Word for word, give the material below again, minus any images.

____________

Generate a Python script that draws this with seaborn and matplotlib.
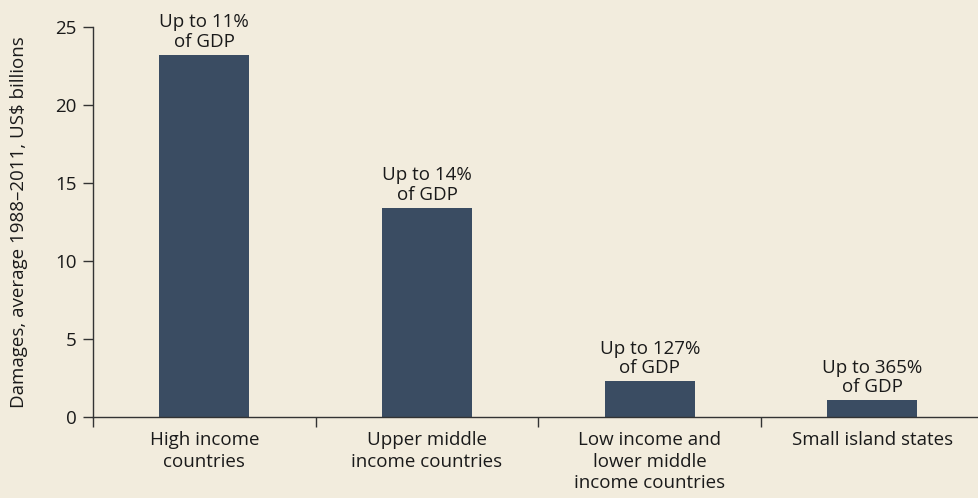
import pandas as pd
import seaborn as sns
import matplotlib.pyplot as plt

# Data
categories = [
    "High income\ncountries",
    "Upper middle\nincome countries",
    "Low income and\nlower middle\nincome countries",
    "Small island states",
]
damages = [23.2, 13.4, 2.3, 1.1]
gdp_labels = [
    "Up to 11%\nof GDP",
    "Up to 14%\nof GDP",
    "Up to 127%\nof GDP",
    "Up to 365%\nof GDP",
]

bg = "#f2ecdd"
bar_color = "#3a4c62"
ink = "#1a1a1a"
fs = 13.5

sns.set_style("ticks", {"axes.facecolor": bg, "figure.facecolor": bg})
plt.rcParams["font.family"] = ["Open Sans", "DejaVu Sans"]

df = pd.DataFrame({"category": categories, "damages": damages})

fig = plt.figure(figsize=(9.79, 4.98), dpi=100)
ax = fig.add_axes([0.095, 0.162, 0.9098, 0.784])

sns.barplot(data=df, x="category", y="damages", color=bar_color,
            saturation=1, width=0.404, linewidth=0, ax=ax)

# labels above bars
for i, (v, lab) in enumerate(zip(damages, gdp_labels)):
    ax.annotate(lab, (i, v), xytext=(0, 3), textcoords="offset points",
                ha="center", va="bottom", fontsize=fs, color=ink,
                linespacing=1.1)

ax.set_xlim(-0.5, 3.5)
ax.set_ylim(0, 25)
ax.set_yticks([0, 5, 10, 15, 20, 25])
ax.set_xlabel("")
ax.set_ylabel("Damages, average 1988\u20132011, US$ billions", fontsize=fs,
              color=ink, labelpad=19)

# tick marks between the categories, none under labels
ax.set_xticks([-0.5, 0.5, 1.5, 2.5, 3.5], minor=True)
ax.tick_params(axis="x", which="major", length=0, pad=10, labelsize=fs,
               labelcolor=ink)
ax.tick_params(axis="x", which="minor", length=7, width=1, color="#333333",
               direction="out")
ax.tick_params(axis="y", length=7, width=1, color="#333333", labelsize=fs,
               labelcolor=ink, pad=5)
for lab in ax.get_xticklabels():
    lab.set_linespacing(1.25)

for s in ["top", "right"]:
    ax.spines[s].set_visible(False)
for s in ["left", "bottom"]:
    ax.spines[s].set_color("#333333")
    ax.spines[s].set_linewidth(1)

fig.savefig("out.png", dpi=100, facecolor=bg)
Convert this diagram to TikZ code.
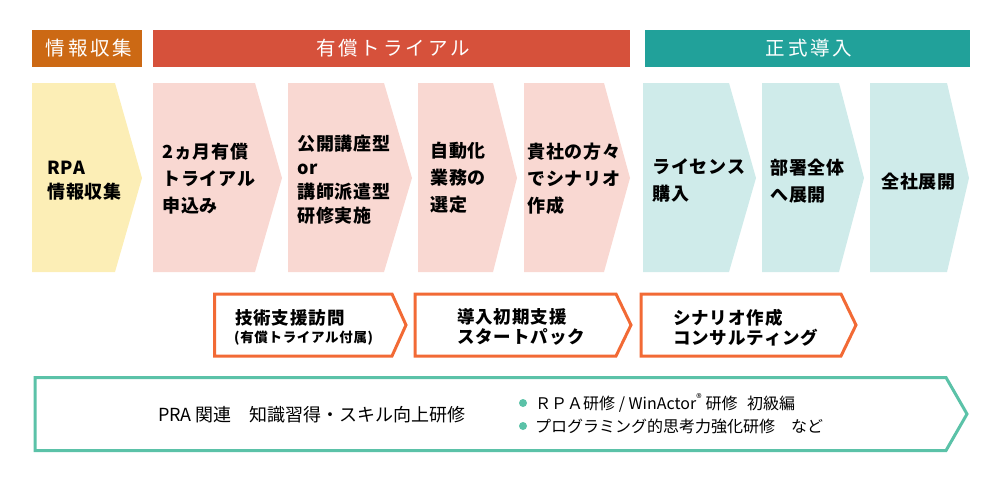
\documentclass[tikz,border=0pt]{standalone}
\usepackage{fontspec}
\setmainfont{Noto Sans CJK JP}
\newfontfamily\hdfont{Noto Sans CJK JP}[LetterSpace=15]
\newfontfamily\stfont{Noto Sans CJK JP}[LetterSpace=5]
\usepackage{tikz}

\definecolor{hdorange}{HTML}{CC6914}
\definecolor{hdred}{HTML}{D6513B}
\definecolor{hdteal}{HTML}{21A19A}
\definecolor{stepY}{HTML}{FCEEB6}
\definecolor{stepP}{HTML}{F9D8D2}
\definecolor{stepT}{HTML}{CFEBEA}
\definecolor{boxorange}{HTML}{F26A35}
\definecolor{lineteal}{HTML}{5BC2A8}

\tikzset{
  hdtext/.style={text=white, inner sep=0pt, font=\hdfont\fontsize{19.5}{23}\selectfont},
  steptext/.style={anchor=west, align=left, inner sep=0pt, font=\stfont\bfseries\fontsize{18}{27}\selectfont},
  steptight/.style={steptext, font=\stfont\bfseries\fontsize{18}{24}\selectfont},
  boxtext/.style={anchor=west, align=left, inner sep=0pt, font=\stfont\bfseries\fontsize{17.5}{20}\selectfont},
  notetext/.style={anchor=west, inner sep=0pt, font=\fontsize{16}{20}\selectfont},
}

\begin{document}
\begin{tikzpicture}[x=1pt,y=-1pt]
  \useasboundingbox (0,0) rectangle (1000,490);
  % phase bars
  \fill[hdorange] (32,30) rectangle (142,67);
  \fill[hdred] (153,30) rectangle (630,67);
  \fill[hdteal] (645,30) rectangle (970,67);
  \node[hdtext] (hinfo) at (89,48.5) {情報収集};
  \node[hdtext] (htrial) at (393,48.5) {有償トライアル};
  \node[hdtext] (hformal) at (809,48.5) {正式導入};
  % steps
  \foreach \xl/\xr/\xt/\col in {32/115/142/stepY, 153/255/282/stepP, 288/384/412/stepP,
      418/493/517/stepP, 524/604/630/stepP, 643/729/756/stepT, 762/839/864/stepT, 870/947/969/stepT}{
    \fill[\col] (\xl,83) -- (\xr,83) -- (\xt,178) -- (\xr,272) -- (\xl,272) -- cycle;
  }
  \node[steptight] (sinfo) at (47,181) {RPA\\情報収集};
  \node[steptext] (sapply) at (162,178.5) {2ヵ月有償\\トライアル\\申込み};
  \node[steptight] (strain) at (297,179.5) {公開講座型\\or\\講師派遣型\\研修実施};
  \node[steptext] (sselect) at (430,178) {自動化\\業務の\\選定};
  \node[steptext] (sscen) at (527,178.5) {貴社の方々\\でシナリオ\\作成};
  \node[steptext] (slicense) at (652,180) {ライセンス\\購入};
  \node[steptext] (sdept) at (770,181) {部署全体\\へ展開};
  \node[steptext] (sall) at (881,182) {全社展開};
  % support boxes
  \foreach \xl/\xr/\xt in {214.5/392/406, 415/616/631, 641/841/856}{
    \draw[boxorange, line width=3pt] (\xl,294) -- (\xr,294) -- (\xt,325) -- (\xr,356) -- (\xl,356) -- cycle;
  }
  \node[boxtext] (bvisit) at (235,318) {技術支援訪問};
  \node[boxtext, font=\stfont\bfseries\fontsize{13.5}{15}\selectfont] (bvisitsub) at (234,338.5) {(有償トライアル付属)};
  \node[boxtext] (bpack) at (457,327) {導入初期支援\\スタートパック};
  \node[boxtext] (bconsult) at (673,327.5) {シナリオ作成\\コンサルティング};
  % training
  \draw[lineteal, line width=3pt] (35,377.5) -- (946,377.5) -- (967,414) -- (946,450.5) -- (35,450.5) -- cycle;
  \node[notetext, font=\fontsize{18}{20}\selectfont] (ntitle) at (158,415) {PRA 関連　知識習得・スキル向上研修};
  \fill[lineteal] (523,403) circle (4pt);
  \fill[lineteal] (523,426) circle (4pt);
  \node[notetext] (nrpa) at (535,403) {ＲＰＡ研修 / WinActor\textsuperscript{®} 研修\hspace{0.6em}初級編};
  \node[notetext] (nprog) at (535,426) {プログラミング的思考力強化研修　など};
\end{tikzpicture}
\end{document}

____________

▸ **PROBLEM SOLUTION**
Generate a Python script that draws this with seaborn and matplotlib.
import pandas as pd
import seaborn as sns
import matplotlib.pyplot as plt

# Data
categories = [
    "High income\ncountries",
    "Upper middle\nincome countries",
    "Low income and\nlower middle\nincome countries",
    "Small island states",
]
damages = [23.2, 13.4, 2.3, 1.1]
gdp_labels = [
    "Up to 11%\nof GDP",
    "Up to 14%\nof GDP",
    "Up to 127%\nof GDP",
    "Up to 365%\nof GDP",
]

bg = "#f2ecdd"
bar_color = "#3a4c62"
ink = "#1a1a1a"
fs = 13.5

sns.set_style("ticks", {"axes.facecolor": bg, "figure.facecolor": bg})
plt.rcParams["font.family"] = ["Open Sans", "DejaVu Sans"]

df = pd.DataFrame({"category": categories, "damages": damages})

fig = plt.figure(figsize=(9.79, 4.98), dpi=100)
ax = fig.add_axes([0.095, 0.162, 0.9098, 0.784])

sns.barplot(data=df, x="category", y="damages", color=bar_color,
            saturation=1, width=0.404, linewidth=0, ax=ax)

# labels above bars
for i, (v, lab) in enumerate(zip(damages, gdp_labels)):
    ax.annotate(lab, (i, v), xytext=(0, 3), textcoords="offset points",
                ha="center", va="bottom", fontsize=fs, color=ink,
                linespacing=1.1)

ax.set_xlim(-0.5, 3.5)
ax.set_ylim(0, 25)
ax.set_yticks([0, 5, 10, 15, 20, 25])
ax.set_xlabel("")
ax.set_ylabel("Damages, average 1988\u20132011, US$ billions", fontsize=fs,
              color=ink, labelpad=19)

# tick marks between the categories, none under labels
ax.set_xticks([-0.5, 0.5, 1.5, 2.5, 3.5], minor=True)
ax.tick_params(axis="x", which="major", length=0, pad=10, labelsize=fs,
               labelcolor=ink)
ax.tick_params(axis="x", which="minor", length=7, width=1, color="#333333",
               direction="out")
ax.tick_params(axis="y", length=7, width=1, color="#333333", labelsize=fs,
               labelcolor=ink, pad=5)
for lab in ax.get_xticklabels():
    lab.set_linespacing(1.25)

for s in ["top", "right"]:
    ax.spines[s].set_visible(False)
for s in ["left", "bottom"]:
    ax.spines[s].set_color("#333333")
    ax.spines[s].set_linewidth(1)

fig.savefig("out.png", dpi=100, facecolor=bg)
Convert this diagram to TikZ code.
\documentclass[tikz,border=0pt]{standalone}
\usepackage{fontspec}
\setmainfont{Noto Sans CJK JP}
\newfontfamily\hdfont{Noto Sans CJK JP}[LetterSpace=15]
\newfontfamily\stfont{Noto Sans CJK JP}[LetterSpace=5]
\usepackage{tikz}

\definecolor{hdorange}{HTML}{CC6914}
\definecolor{hdred}{HTML}{D6513B}
\definecolor{hdteal}{HTML}{21A19A}
\definecolor{stepY}{HTML}{FCEEB6}
\definecolor{stepP}{HTML}{F9D8D2}
\definecolor{stepT}{HTML}{CFEBEA}
\definecolor{boxorange}{HTML}{F26A35}
\definecolor{lineteal}{HTML}{5BC2A8}

\tikzset{
  hdtext/.style={text=white, inner sep=0pt, font=\hdfont\fontsize{19.5}{23}\selectfont},
  steptext/.style={anchor=west, align=left, inner sep=0pt, font=\stfont\bfseries\fontsize{18}{27}\selectfont},
  steptight/.style={steptext, font=\stfont\bfseries\fontsize{18}{24}\selectfont},
  boxtext/.style={anchor=west, align=left, inner sep=0pt, font=\stfont\bfseries\fontsize{17.5}{20}\selectfont},
  notetext/.style={anchor=west, inner sep=0pt, font=\fontsize{16}{20}\selectfont},
}

\begin{document}
\begin{tikzpicture}[x=1pt,y=-1pt]
  \useasboundingbox (0,0) rectangle (1000,490);
  % phase bars
  \fill[hdorange] (32,30) rectangle (142,67);
  \fill[hdred] (153,30) rectangle (630,67);
  \fill[hdteal] (645,30) rectangle (970,67);
  \node[hdtext] (hinfo) at (89,48.5) {情報収集};
  \node[hdtext] (htrial) at (393,48.5) {有償トライアル};
  \node[hdtext] (hformal) at (809,48.5) {正式導入};
  % steps
  \foreach \xl/\xr/\xt/\col in {32/115/142/stepY, 153/255/282/stepP, 288/384/412/stepP,
      418/493/517/stepP, 524/604/630/stepP, 643/729/756/stepT, 762/839/864/stepT, 870/947/969/stepT}{
    \fill[\col] (\xl,83) -- (\xr,83) -- (\xt,178) -- (\xr,272) -- (\xl,272) -- cycle;
  }
  \node[steptight] (sinfo) at (47,181) {RPA\\情報収集};
  \node[steptext] (sapply) at (162,178.5) {2ヵ月有償\\トライアル\\申込み};
  \node[steptight] (strain) at (297,179.5) {公開講座型\\or\\講師派遣型\\研修実施};
  \node[steptext] (sselect) at (430,178) {自動化\\業務の\\選定};
  \node[steptext] (sscen) at (527,178.5) {貴社の方々\\でシナリオ\\作成};
  \node[steptext] (slicense) at (652,180) {ライセンス\\購入};
  \node[steptext] (sdept) at (770,181) {部署全体\\へ展開};
  \node[steptext] (sall) at (881,182) {全社展開};
  % support boxes
  \foreach \xl/\xr/\xt in {214.5/392/406, 415/616/631, 641/841/856}{
    \draw[boxorange, line width=3pt] (\xl,294) -- (\xr,294) -- (\xt,325) -- (\xr,356) -- (\xl,356) -- cycle;
  }
  \node[boxtext] (bvisit) at (235,318) {技術支援訪問};
  \node[boxtext, font=\stfont\bfseries\fontsize{13.5}{15}\selectfont] (bvisitsub) at (234,338.5) {(有償トライアル付属)};
  \node[boxtext] (bpack) at (457,327) {導入初期支援\\スタートパック};
  \node[boxtext] (bconsult) at (673,327.5) {シナリオ作成\\コンサルティング};
  % training
  \draw[lineteal, line width=3pt] (35,377.5) -- (946,377.5) -- (967,414) -- (946,450.5) -- (35,450.5) -- cycle;
  \node[notetext, font=\fontsize{18}{20}\selectfont] (ntitle) at (158,415) {PRA 関連　知識習得・スキル向上研修};
  \fill[lineteal] (523,403) circle (4pt);
  \fill[lineteal] (523,426) circle (4pt);
  \node[notetext] (nrpa) at (535,403) {ＲＰＡ研修 / WinActor\textsuperscript{®} 研修\hspace{0.6em}初級編};
  \node[notetext] (nprog) at (535,426) {プログラミング的思考力強化研修　など};
\end{tikzpicture}
\end{document}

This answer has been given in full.